4. Extensions: Nonlinearity, Copula Methods, and Structured Dependence
Traditional models assume linear, Gaussian, and conditionally independent factor structures. Extensions include:
- Deep Nonlinear Factor Models: Use deep feedforward neural networks to express nonlinear interactions among factors and returns, with interpretability achieved by layer-wise relevance propagation (LRP), yielding nonlinear analogues to classical risk decomposition. Empirical evidence demonstrates outperformance over linear and alternative machine learning benchmarks, as well as identification of dominant nonlinear risk drivers (e.g., Quality, Value) (Nakagawa et al., 2018).
- Multi-Factor Copulas and Tree-Structured MRFs: Multiple Risk Factor (MRF) copulas provide stochastic factor representations encompassing both comonotonic (singular mass/extreme co-movement) and partially dependent tail behavior. This construction yields non-exchangeable copulas with closed-form density, tail-dependence, and tractable calibration. Tree-structured Markov random fields with Poisson or compound-Poisson marginals enable sparse but flexible dependence modeling in insurance and credit risk, with efficient algorithms for aggregation and allocation (Su et al., 2016, Su et al., 2016, Cossette et al., 2024, Nguyen et al., 2024).
- Empirical Data-Driven Structures: Data preprocessing methods (outlier capping, industry-mean imputation, orthogonalization) enhance factor stability and model robustness in practical applications (Song, 2023).
5. Applications: Risk Attribution, Portfolio Construction, and Stress Testing
Structured multi-factor models are used for:
- Portfolio Risk Calculation: Expressing total and attributions by asset or by factor, solving for any weight vector w (including active and absolute risk decompositions) (Kakushadze et al., 2014, Song, 2023).
- Optimization: Minimizing risk, variance, or maximizing Sharpe/information ratios and risk-adjusted returns under linear (and sometimes nonlinear) constraints (Song, 2023).
- Empirical Insights: Model outperformance validated across asset classes and regions.

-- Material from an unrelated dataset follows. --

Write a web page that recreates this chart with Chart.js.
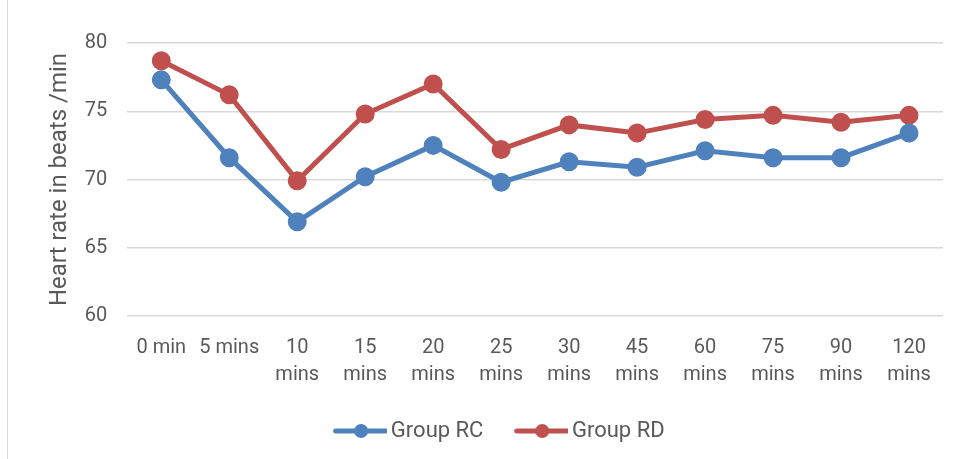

For instance, in Japanese equities, nonlinear models capture cross-factor interactions missed by traditional linear approaches (Nakagawa et al., 2018). In European/US bank CDS markets, structured factor-copulas accurately forecast joint distress probabilities, identifying systemic risk periods and allowing for distinct regional and global contagion channels (Nguyen et al., 2024).
- Capital Allocation: Employing Euler allocation principles with homogeneous risk measures, including TVaR-based derivatives, efficiently implemented via message passing and generating functions in tree-structured setups (Cossette et al., 2024).
- Risk Model Diversification: Running multiple custom models with different universe/industry splits, styles, or estimation procedures to smooth drawdowns, reduce turnover, and boost strategy capacity (Kakushadze et al., 2014).
6. Theoretical Innovations, Limitations, and Model Selection
Structured multi-factor models address several limitations of standard approaches:
- Overcome noise and instability in high-dimensional covariance estimation by recursive nesting and shrinkage (Kakushadze et al., 2016, Kakushadze, 2014).
- Tailor factors to the time horizon, dropping long-horizon predictors (e.g., value, growth) for short-term trading to reduce noise and turnover (Kakushadze et al., 2014).
- Enhance adaptability with dynamic windowing, algebraic estimation (e.g. signal-processing based approaches substituting statistical for deterministic trend-and-fluctuation separations) (Fliess et al., 2013).
- Confront the choice of dependence structure in copula modeling. Whereas the Gaussian copula is tractable but fails to capture asymmetric/tail dependence, MRF copulas and tree-structured graphical models offer robust, analytically tractable alternatives with explicit economic meaning (Su et al., 2016, Cossette et al., 2024).
- Calibrate models using two-stage inference for margins and copula/dependence structure, moment-matching, or EM-algorithms for latent factors (Su et al., 2016, Su et al., 2016).
However, structured models require careful factor design (to reflect economic reality, avoid collinearity, and ensure out-of-sample stability), are sensitive to the choice of shrinkage and windowing, and, in copula frameworks, to the identification of relevant common and idiosyncratic factor exposures.
7. Empirical Impact and Contemporary Practice
Recent empirical studies and practical backtests confirm the utility and superiority of structured multi-factor approaches:
- Minimum-variance and maximum risk-adjusted portfolios constructed from advanced multi-factor models demonstrate improved Sharpe and information ratios versus unadjusted models (Song, 2023).
- Out-of-sample forecast metrics (e.g., negative log predictive score, variogram score, tail likelihoods) validate the efficacy of copula-based models in capturing systemic events and clustering (Nguyen et al., 2024, Su et al., 2016).
- Systematic risk monitoring and allocation become feasible via closed-form computation of probabilities-of-distress, expected shortfall, TVaR, and capital allocation, even in high-dimensional, sparse-dependence settings (Cossette et al., 2024, Su et al., 2016).
Structured multi-factor risk models thus represent a mathematical and algorithmic synthesis of factor decompositions, hierarchical modeling, shrinkage and recursion, nonlinear/machine-learning methodologies, and tail-sensitive copula constructions. This enables practical, robust, and interpretable risk assessment and management in modern financial institutions.